_Extracted data_:

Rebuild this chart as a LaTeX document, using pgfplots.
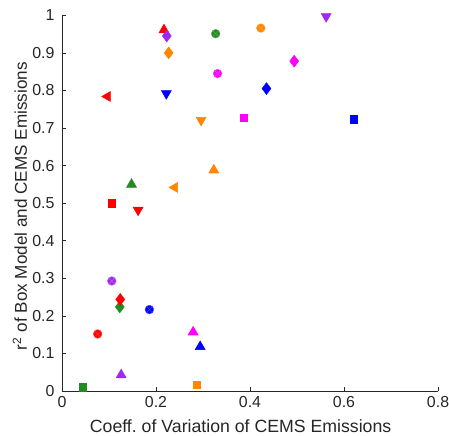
...
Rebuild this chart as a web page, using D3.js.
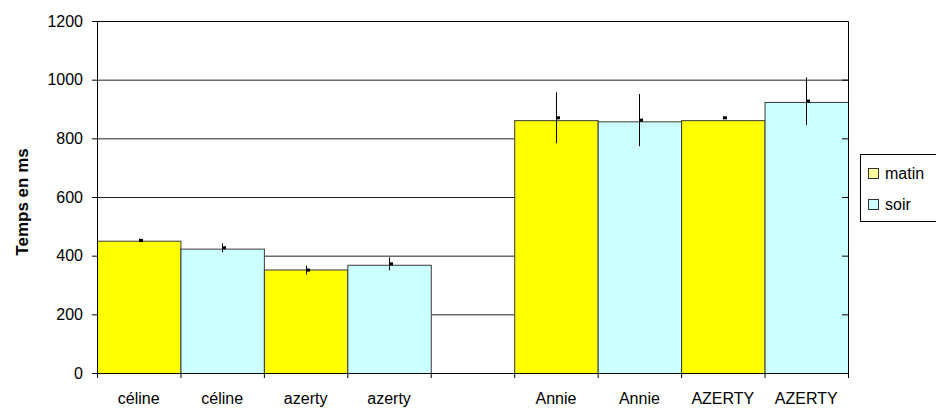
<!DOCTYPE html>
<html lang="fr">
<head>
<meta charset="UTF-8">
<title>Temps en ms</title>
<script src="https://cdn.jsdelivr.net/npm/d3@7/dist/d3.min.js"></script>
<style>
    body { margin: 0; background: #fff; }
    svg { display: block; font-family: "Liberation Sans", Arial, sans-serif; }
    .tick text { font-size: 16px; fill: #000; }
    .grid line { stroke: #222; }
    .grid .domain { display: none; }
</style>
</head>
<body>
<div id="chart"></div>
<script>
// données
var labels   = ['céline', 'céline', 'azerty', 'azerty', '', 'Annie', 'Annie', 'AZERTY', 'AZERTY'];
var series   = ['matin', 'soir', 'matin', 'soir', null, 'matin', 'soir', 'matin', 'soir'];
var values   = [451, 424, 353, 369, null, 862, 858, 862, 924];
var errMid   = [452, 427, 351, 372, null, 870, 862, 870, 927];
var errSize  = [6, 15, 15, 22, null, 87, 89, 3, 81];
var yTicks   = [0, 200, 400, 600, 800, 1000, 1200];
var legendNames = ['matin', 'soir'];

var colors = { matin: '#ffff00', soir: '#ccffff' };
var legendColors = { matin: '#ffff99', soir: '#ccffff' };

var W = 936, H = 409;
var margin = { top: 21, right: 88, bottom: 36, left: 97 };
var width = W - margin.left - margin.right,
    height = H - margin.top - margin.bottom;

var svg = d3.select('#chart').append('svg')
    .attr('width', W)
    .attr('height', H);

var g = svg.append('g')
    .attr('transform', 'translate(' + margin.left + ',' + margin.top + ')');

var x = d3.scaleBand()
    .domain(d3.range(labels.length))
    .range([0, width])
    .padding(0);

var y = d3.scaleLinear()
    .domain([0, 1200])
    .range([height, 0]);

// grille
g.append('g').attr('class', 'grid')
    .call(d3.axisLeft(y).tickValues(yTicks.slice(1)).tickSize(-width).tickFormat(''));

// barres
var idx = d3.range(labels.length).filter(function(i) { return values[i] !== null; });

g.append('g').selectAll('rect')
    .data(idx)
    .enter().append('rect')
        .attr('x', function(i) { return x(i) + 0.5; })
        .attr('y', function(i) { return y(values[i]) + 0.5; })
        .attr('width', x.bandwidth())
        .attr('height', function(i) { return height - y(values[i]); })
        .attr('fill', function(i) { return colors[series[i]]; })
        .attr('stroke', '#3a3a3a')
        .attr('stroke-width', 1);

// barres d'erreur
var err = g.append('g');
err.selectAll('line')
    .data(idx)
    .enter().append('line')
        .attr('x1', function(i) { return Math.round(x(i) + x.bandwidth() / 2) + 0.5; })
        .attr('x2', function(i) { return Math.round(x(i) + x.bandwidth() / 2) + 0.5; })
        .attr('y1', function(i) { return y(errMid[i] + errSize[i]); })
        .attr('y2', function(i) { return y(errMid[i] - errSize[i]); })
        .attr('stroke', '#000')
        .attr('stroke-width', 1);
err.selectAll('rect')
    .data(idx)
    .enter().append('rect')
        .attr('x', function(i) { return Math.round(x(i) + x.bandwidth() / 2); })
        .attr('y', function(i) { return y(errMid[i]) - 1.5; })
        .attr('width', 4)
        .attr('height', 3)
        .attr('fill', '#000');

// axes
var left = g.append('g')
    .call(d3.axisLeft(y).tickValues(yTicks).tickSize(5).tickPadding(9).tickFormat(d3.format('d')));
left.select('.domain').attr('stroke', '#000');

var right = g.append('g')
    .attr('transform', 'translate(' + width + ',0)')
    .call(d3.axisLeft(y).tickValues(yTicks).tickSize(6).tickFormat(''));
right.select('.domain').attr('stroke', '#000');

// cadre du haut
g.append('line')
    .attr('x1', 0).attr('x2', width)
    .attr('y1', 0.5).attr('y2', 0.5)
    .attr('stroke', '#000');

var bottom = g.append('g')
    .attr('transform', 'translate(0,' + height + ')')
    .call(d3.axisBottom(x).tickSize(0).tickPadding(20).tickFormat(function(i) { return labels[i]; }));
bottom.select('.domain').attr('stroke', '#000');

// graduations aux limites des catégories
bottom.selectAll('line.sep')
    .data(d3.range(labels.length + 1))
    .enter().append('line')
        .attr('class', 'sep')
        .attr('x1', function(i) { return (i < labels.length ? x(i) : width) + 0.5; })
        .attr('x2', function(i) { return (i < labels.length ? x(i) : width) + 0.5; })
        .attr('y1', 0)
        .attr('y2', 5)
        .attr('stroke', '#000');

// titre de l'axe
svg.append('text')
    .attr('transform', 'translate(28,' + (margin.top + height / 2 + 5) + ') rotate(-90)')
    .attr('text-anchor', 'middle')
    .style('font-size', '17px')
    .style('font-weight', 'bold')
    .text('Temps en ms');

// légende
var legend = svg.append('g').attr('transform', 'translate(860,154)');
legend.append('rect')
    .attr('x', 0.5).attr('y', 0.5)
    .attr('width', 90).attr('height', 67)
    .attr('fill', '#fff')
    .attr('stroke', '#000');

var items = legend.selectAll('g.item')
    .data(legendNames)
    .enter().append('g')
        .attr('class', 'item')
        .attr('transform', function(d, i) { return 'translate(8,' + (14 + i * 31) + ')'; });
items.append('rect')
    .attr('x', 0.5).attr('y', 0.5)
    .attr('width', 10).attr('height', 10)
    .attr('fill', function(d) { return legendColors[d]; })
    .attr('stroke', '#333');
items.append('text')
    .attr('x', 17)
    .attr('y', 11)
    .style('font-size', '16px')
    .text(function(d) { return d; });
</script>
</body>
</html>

_Task details_: Leave the pictures out and print, exactly as written, every line from the one holding "Rebuild this chart as a web" down to the one holding "margin.top + ')');", both of those included.

_Reply to the task_:
Rebuild this chart as a web page, using D3.js.
<!DOCTYPE html>
<html lang="fr">
<head>
<meta charset="UTF-8">
<title>Temps en ms</title>
<script src="https://cdn.jsdelivr.net/npm/d3@7/dist/d3.min.js"></script>
<style>
    body { margin: 0; background: #fff; }
    svg { display: block; font-family: "Liberation Sans", Arial, sans-serif; }
    .tick text { font-size: 16px; fill: #000; }
    .grid line { stroke: #222; }
    .grid .domain { display: none; }
</style>
</head>
<body>
<div id="chart"></div>
<script>
// données
var labels   = ['céline', 'céline', 'azerty', 'azerty', '', 'Annie', 'Annie', 'AZERTY', 'AZERTY'];
var series   = ['matin', 'soir', 'matin', 'soir', null, 'matin', 'soir', 'matin', 'soir'];
var values   = [451, 424, 353, 369, null, 862, 858, 862, 924];
var errMid   = [452, 427, 351, 372, null, 870, 862, 870, 927];
var errSize  = [6, 15, 15, 22, null, 87, 89, 3, 81];
var yTicks   = [0, 200, 400, 600, 800, 1000, 1200];
var legendNames = ['matin', 'soir'];

var colors = { matin: '#ffff00', soir: '#ccffff' };
var legendColors = { matin: '#ffff99', soir: '#ccffff' };

var W = 936, H = 409;
var margin = { top: 21, right: 88, bottom: 36, left: 97 };
var width = W - margin.left - margin.right,
    height = H - margin.top - margin.bottom;

var svg = d3.select('#chart').append('svg')
    .attr('width', W)
    .attr('height', H);

var g = svg.append('g')
    .attr('transform', 'translate(' + margin.left + ',' + margin.top + ')');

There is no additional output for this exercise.